Sr2Mn0.5Hf1.5O6-δ double perovskite oxides: Structural, dielectric, magnetic, optical and transport properties

Abstract

Double perovskite (DP) oxides with a chemical formula of A2B′B”O6 exhibit intriguing physical properties and structural flexibilities, which are widely used as a host structure to explore the novel candidates of half-metallic ferro-/ferrimagnetic materials. In this work, we have synthesized ferromagnetic Sr2Mn0.5Hf1.5O6-δ (SMHO) DP powders via solid-state reaction method. The powders had a magnetic Curie temperature up to 600 K, saturation magnetization of 0.59 emu/g at 2 K, and magnetic coercive field of 450 Oe. The SMHO ceramics displayed a butterfly-like magnetoresistance (MR)-H curve at 2 K due to the intergranular tunneling effect, and the MR (2 K, 7 T) value was −2.8 %. Structural investigations demonstrated the SMHO powders crystallized in an orthogonal crystal structure with Pnma symmetry. SEM images displayed a spherical morphology of the SMHO powders with particle size distribution of 100–200 nm. Quantitative EDS (energy dispersive X-ray spectra) data give out the percentage of Sr, Mn, Hf and O elements presented in approximately stoichiometric proportion.

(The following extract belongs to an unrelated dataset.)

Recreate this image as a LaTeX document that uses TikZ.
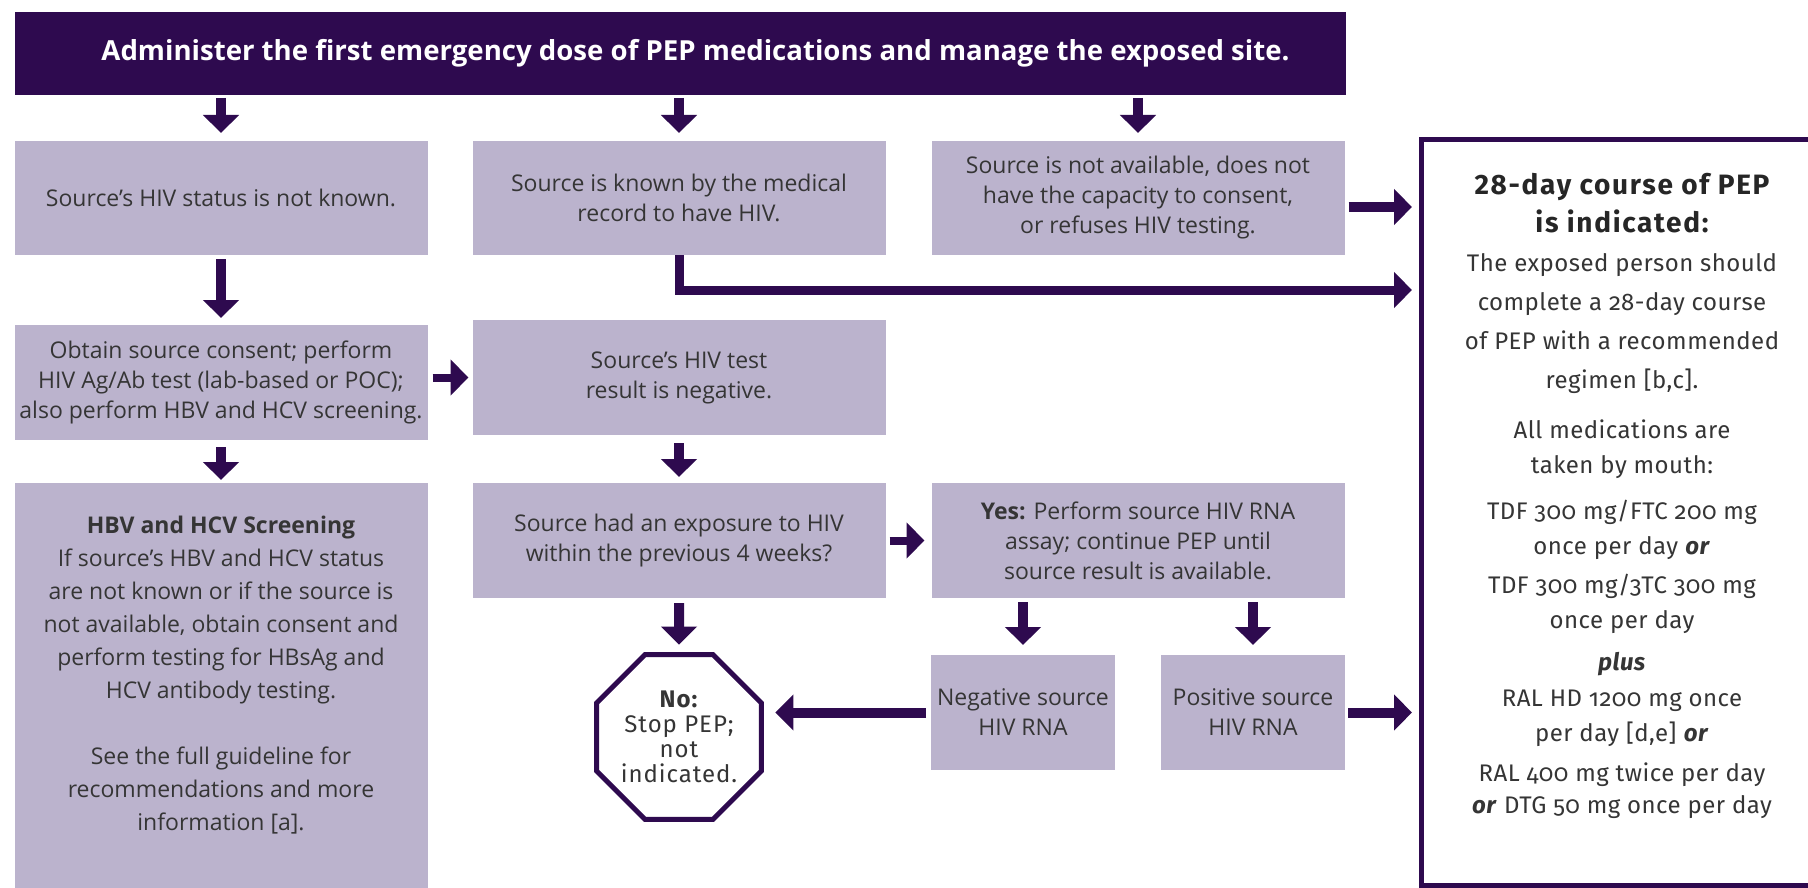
\documentclass[tikz,border=0pt]{standalone}
\usepackage{fontspec}
\setmainfont{Open Sans}
\newfontfamily\rfont[Numbers=OldStyle,LetterSpace=2]{Fira Sans}
\newfontfamily\rtitlefont[LetterSpace=6]{Fira Sans}
\newfontfamily\octfont[LetterSpace=4]{Fira Sans}
\usepackage{xcolor}
\usetikzlibrary{arrows.meta,shapes.geometric,calc}

\definecolor{pepdark}{HTML}{2E0A4F}
\definecolor{peplight}{HTML}{BBB3CD}
\definecolor{peptext}{HTML}{353535}

\begin{document}
\begin{tikzpicture}[x=1pt,y=-1pt,
  box/.style={fill=peplight,text=peptext,align=center,inner sep=0pt,outer sep=0pt,
    minimum width=413pt,minimum height=115pt,font=\fontsize{23}{30}\selectfont},
  arr/.style={pepdark,line width=10pt,-{Triangle[length=18pt,width=35pt]}},
  rtext/.style={align=center,text=peptext,inner sep=0pt,font=\rfont\fontsize{24}{35}\selectfont}]

\fill[white] (0,0) rectangle (1808,888);
\useasboundingbox (0,0) rectangle (1808,888);

\node (bar) at (680.5,53.5) [fill=pepdark,text=white,inner sep=0pt,outer sep=0pt,
  minimum width=1331pt,minimum height=83pt,font=\bfseries\fontsize{27.6}{30}\selectfont]
  {\hspace*{30pt}Administer the first emergency dose of PEP medications and manage the exposed site.};

\node (A) at (221,198) [box,minimum height=114pt] {Source’s HIV status is not known.};
\node (B) at (679,198) [box,minimum height=114pt] {Source is known by the medical\\record to have HIV.};
\node (C) at (1138,198) [box,minimum height=114pt] {Source is not available, does not\\have the capacity to consent,\\or refuses HIV testing.};

\node (D) at (221,382.5) [box] {Obtain source consent; perform\\HIV Ag/Ab test (lab-based or POC);\\also perform HBV and HCV screening.};
\node (E) at (679,377.5) [box] {Source’s HIV test\\result is negative.};

\node (H) at (221,685.5) [box,minimum height=405pt] {};
\node (Htxt) at (221,675) [align=center,text=peptext,inner sep=0pt,font=\fontsize{23}{33}\selectfont]
  {\textbf{HBV and HCV Screening}\\If source’s HBV and HCV status\\are not known or if the source is\\not available, obtain consent and\\perform testing for HBsAg and\\HCV antibody testing.\\[33pt]See the full guideline for\\recommendations and more\\information [a].};

\node (F) at (679,540.5) [box] {Source had an exposure to HIV\\within the previous 4 weeks?};
\node (G) at (1138,540.5) [box] {\textbf{Yes:} Perform source HIV RNA\\assay; continue PEP until\\source result is available.};

\node (Neg) at (1023,712.5) [box,minimum width=184pt] {Negative source\\HIV RNA};
\node (Pos) at (1253,712.5) [box,minimum width=184pt] {Positive source\\HIV RNA};

\node (oct) at (679,737) [regular polygon,regular polygon sides=8,minimum size=172pt,
  draw=pepdark,line width=5pt,fill=white,inner sep=0pt,outer sep=0pt,align=center,
  text=peptext,font=\octfont\fontsize{24}{25}\selectfont]
  {\textbf{No:}\\Stop PEP;\\not\\indicated.};

\node (R) at (1625,512.5) [draw=pepdark,line width=5pt,fill=white,inner sep=0pt,outer sep=0pt,
  minimum width=408pt,minimum height=745pt] {};
\node (rtitle) at (1622,203.5) [rtext,text=black!85,font=\rtitlefont\bfseries\fontsize{28}{38}\selectfont]
  {28-day course of PEP\\is indicated:};
\node (rbody) at (1622,324) [rtext,font=\rfont\fontsize{24}{39}\selectfont]
  {The exposed person should\\complete a 28-day course\\of PEP with a recommended\\regimen [b,c].};
\node (rmeds) at (1622,449) [rtext] {All medications are\\taken by mouth:};
\node (rtdf1) at (1622,530) [rtext] {TDF 300 mg/FTC 200 mg\\once per day \textbf{\textit{or}}};
\node (rtdf2) at (1622,604) [rtext] {TDF 300 mg/3TC 300 mg\\once per day};
\node (rplus) at (1622,664) [rtext] {\textbf{\textit{plus}}};
\node (rral1) at (1622,718) [rtext] {RAL HD 1200 mg once\\per day [d,e] \textbf{\textit{or}}};
\node (rral2) at (1622,791) [rtext,font=\rfont\fontsize{24}{32}\selectfont] {RAL 400 mg twice per day\\\textbf{\textit{or}} DTG 50 mg once per day};

\foreach \n in {A,B,C}
  \draw[arr,shorten <=3pt,shorten >=8pt] (bar.south -| \n.north) -- (\n.north);

\draw[arr,shorten <=4pt,shorten >=7pt] (A) -- (D);
\draw[arr,shorten <=7pt,shorten >=3pt] (D) -- (H);
\draw[arr,line width=8pt,shorten <=5pt,shorten >=4pt] (D.east |- E) -- (E.west);
\draw[arr,shorten <=8pt,shorten >=6pt] (E) -- (F);
\draw[arr,line width=8pt,shorten <=4pt,shorten >=7pt] (F) -- (G);
\draw[arr,shorten <=5pt,shorten >=10pt] (F) -- (oct);
\draw[arr,shorten <=4pt,shorten >=10pt] (G.south -| Neg) -- (Neg);
\draw[arr,shorten <=4pt,shorten >=10pt] (G.south -| Pos) -- (Pos);
\draw[arr,shorten <=5pt,shorten >=14pt] (Neg.west) -- (oct.east |- Neg.west);
\draw[arr,shorten <=3pt,shorten >=9pt] (Pos.east) -- (R.west |- Pos.east);

\coordinate (cr) at ($(C.east)+(0,9)$);
\draw[arr,shorten <=4pt,shorten >=9pt] (cr) -- (cr -| R.west);
\coordinate (rin) at (1421,290);
\draw[arr,line width=9pt,shorten >=9pt] (B.south) |- (rin);

\end{tikzpicture}
\end{document}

XPS spectra results confirmed the existence of Sr2+, Mn4+, and Hf4+/Hfx+(x＜4) ions in the powders, and oxygen elements were presented as the lattice oxygen and adsorbed oxygen species, respectively. Resistivity of the SMHO ceramics decreased continuously as the temperature increased from 2 K to 800 K, exhibiting a semiconductor behavior. The electrical transport data were well fitted by thermal activation model, small polaron hopping model, and Mott’s variable range hopping model, respectively in different temperature regions. Optical measurements gave out an indirect bandgap of 2.12 eV for the SMHO powders. Our present work demonstrates that the SMHO oxides are attractive in high temperature spintronic devices and solar cells owing to the integration of high TC, significant negative MR and optical bandgap located in the visible light window.